──────── Dataset entries

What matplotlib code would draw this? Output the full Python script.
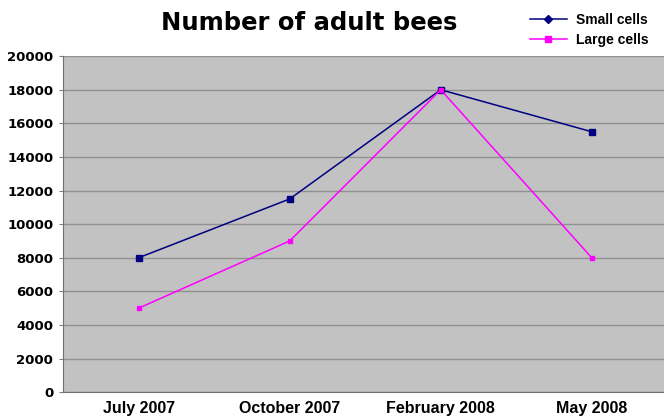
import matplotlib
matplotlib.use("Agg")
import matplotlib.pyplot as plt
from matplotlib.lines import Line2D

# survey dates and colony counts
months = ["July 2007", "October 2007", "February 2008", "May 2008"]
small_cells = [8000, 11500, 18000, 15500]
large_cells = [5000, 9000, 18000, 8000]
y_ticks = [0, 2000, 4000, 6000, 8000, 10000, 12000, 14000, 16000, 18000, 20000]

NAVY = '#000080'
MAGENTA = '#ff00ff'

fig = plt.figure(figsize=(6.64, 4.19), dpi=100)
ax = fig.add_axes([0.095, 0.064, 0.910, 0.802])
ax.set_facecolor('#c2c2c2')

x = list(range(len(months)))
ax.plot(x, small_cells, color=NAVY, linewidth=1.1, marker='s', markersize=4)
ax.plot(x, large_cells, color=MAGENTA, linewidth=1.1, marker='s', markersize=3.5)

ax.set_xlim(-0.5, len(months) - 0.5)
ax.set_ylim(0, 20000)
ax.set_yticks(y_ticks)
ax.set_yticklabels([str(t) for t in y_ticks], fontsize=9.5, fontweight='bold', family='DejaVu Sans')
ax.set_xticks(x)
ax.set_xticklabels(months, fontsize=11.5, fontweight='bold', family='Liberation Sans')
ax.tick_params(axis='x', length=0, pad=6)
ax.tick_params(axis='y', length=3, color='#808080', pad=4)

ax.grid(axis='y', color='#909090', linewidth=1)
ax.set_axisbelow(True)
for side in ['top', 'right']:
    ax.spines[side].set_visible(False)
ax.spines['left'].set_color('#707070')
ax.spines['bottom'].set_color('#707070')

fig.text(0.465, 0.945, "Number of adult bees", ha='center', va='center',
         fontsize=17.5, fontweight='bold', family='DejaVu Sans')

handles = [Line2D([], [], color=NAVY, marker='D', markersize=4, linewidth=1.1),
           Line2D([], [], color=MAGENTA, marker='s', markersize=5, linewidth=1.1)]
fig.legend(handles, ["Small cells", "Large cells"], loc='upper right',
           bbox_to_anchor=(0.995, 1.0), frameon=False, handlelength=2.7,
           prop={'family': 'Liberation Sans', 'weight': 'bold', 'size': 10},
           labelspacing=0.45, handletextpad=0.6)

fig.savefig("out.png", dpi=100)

────────────────
──────── Dataset entries

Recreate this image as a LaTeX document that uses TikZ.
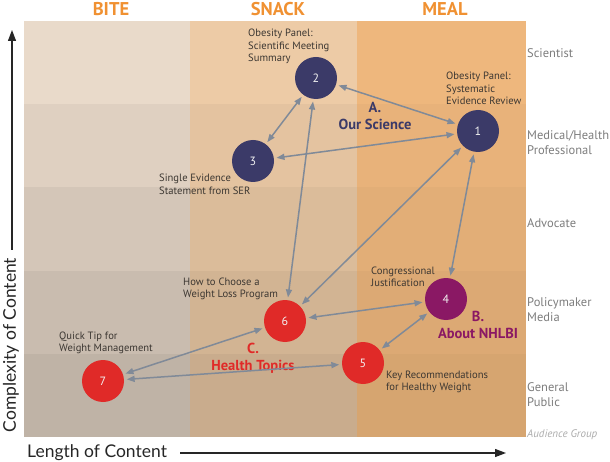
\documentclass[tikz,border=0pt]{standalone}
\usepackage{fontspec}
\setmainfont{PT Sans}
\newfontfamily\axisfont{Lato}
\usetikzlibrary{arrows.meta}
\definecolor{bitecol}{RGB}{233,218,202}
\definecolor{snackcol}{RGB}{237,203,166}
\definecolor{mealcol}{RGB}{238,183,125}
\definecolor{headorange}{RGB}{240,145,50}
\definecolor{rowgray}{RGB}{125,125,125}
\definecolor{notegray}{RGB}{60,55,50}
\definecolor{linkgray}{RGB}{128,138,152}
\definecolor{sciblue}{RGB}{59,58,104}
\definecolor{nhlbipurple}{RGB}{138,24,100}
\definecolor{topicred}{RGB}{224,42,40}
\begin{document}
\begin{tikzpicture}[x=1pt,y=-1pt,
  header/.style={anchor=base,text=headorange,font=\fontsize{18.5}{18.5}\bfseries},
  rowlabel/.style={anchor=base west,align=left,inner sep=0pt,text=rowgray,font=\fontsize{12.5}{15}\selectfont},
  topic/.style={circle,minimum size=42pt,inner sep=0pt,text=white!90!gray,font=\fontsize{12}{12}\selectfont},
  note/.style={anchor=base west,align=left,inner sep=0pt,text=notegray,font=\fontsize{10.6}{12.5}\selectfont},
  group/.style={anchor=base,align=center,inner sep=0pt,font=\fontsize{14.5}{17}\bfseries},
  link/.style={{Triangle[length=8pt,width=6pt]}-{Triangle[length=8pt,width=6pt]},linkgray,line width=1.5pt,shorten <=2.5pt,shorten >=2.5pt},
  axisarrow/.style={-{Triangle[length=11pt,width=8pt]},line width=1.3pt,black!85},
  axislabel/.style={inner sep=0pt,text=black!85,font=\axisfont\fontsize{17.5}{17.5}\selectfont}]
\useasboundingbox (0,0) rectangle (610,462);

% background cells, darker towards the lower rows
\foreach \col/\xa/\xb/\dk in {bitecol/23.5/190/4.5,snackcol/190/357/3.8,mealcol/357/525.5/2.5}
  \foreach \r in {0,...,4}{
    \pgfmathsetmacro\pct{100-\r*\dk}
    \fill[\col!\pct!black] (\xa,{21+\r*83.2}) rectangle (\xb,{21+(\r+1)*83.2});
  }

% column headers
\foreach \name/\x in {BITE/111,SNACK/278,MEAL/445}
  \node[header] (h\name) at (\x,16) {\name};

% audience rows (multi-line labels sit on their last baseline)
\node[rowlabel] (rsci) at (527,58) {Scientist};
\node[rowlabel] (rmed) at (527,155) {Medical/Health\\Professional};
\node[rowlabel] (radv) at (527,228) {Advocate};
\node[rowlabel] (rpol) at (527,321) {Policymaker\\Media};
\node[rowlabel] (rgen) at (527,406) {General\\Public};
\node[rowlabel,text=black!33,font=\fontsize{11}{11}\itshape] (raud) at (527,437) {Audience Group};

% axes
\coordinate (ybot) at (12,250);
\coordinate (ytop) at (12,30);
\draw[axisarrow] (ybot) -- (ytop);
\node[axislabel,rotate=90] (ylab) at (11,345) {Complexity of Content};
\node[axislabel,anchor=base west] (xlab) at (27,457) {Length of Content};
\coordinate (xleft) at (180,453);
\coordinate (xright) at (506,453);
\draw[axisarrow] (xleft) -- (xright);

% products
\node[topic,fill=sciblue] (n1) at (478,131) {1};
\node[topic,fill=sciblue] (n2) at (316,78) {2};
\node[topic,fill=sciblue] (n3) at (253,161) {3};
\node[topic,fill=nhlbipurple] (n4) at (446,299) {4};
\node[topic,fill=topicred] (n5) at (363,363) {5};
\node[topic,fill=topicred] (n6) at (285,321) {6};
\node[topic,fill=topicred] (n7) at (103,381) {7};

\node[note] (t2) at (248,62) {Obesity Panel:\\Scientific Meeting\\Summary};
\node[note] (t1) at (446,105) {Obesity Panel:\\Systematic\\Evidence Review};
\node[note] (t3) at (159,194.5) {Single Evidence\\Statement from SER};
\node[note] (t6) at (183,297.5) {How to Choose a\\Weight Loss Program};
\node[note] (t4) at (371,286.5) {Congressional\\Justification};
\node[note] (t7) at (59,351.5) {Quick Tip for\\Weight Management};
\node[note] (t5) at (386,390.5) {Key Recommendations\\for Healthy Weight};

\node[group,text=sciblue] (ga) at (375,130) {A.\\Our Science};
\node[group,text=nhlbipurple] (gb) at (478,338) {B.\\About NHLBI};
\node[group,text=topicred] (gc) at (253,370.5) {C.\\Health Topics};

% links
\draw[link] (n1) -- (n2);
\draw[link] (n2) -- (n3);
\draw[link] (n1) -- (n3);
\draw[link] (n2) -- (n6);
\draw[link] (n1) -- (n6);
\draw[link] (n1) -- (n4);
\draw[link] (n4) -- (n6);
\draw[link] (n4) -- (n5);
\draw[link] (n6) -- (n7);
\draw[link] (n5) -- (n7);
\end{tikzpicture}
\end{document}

────────────────

What to produce
Retype the section that opens with the line holding "What matplotlib code" and closes with the line holding "ax.set_facecolor('#c2c2c2')", exactly as it reads, without any pictures.

Answer to this problem
What matplotlib code would draw this? Output the full Python script.
import matplotlib
matplotlib.use("Agg")
import matplotlib.pyplot as plt
from matplotlib.lines import Line2D

# survey dates and colony counts
months = ["July 2007", "October 2007", "February 2008", "May 2008"]
small_cells = [8000, 11500, 18000, 15500]
large_cells = [5000, 9000, 18000, 8000]
y_ticks = [0, 2000, 4000, 6000, 8000, 10000, 12000, 14000, 16000, 18000, 20000]

NAVY = '#000080'
MAGENTA = '#ff00ff'

fig = plt.figure(figsize=(6.64, 4.19), dpi=100)
ax = fig.add_axes([0.095, 0.064, 0.910, 0.802])
ax.set_facecolor('#c2c2c2')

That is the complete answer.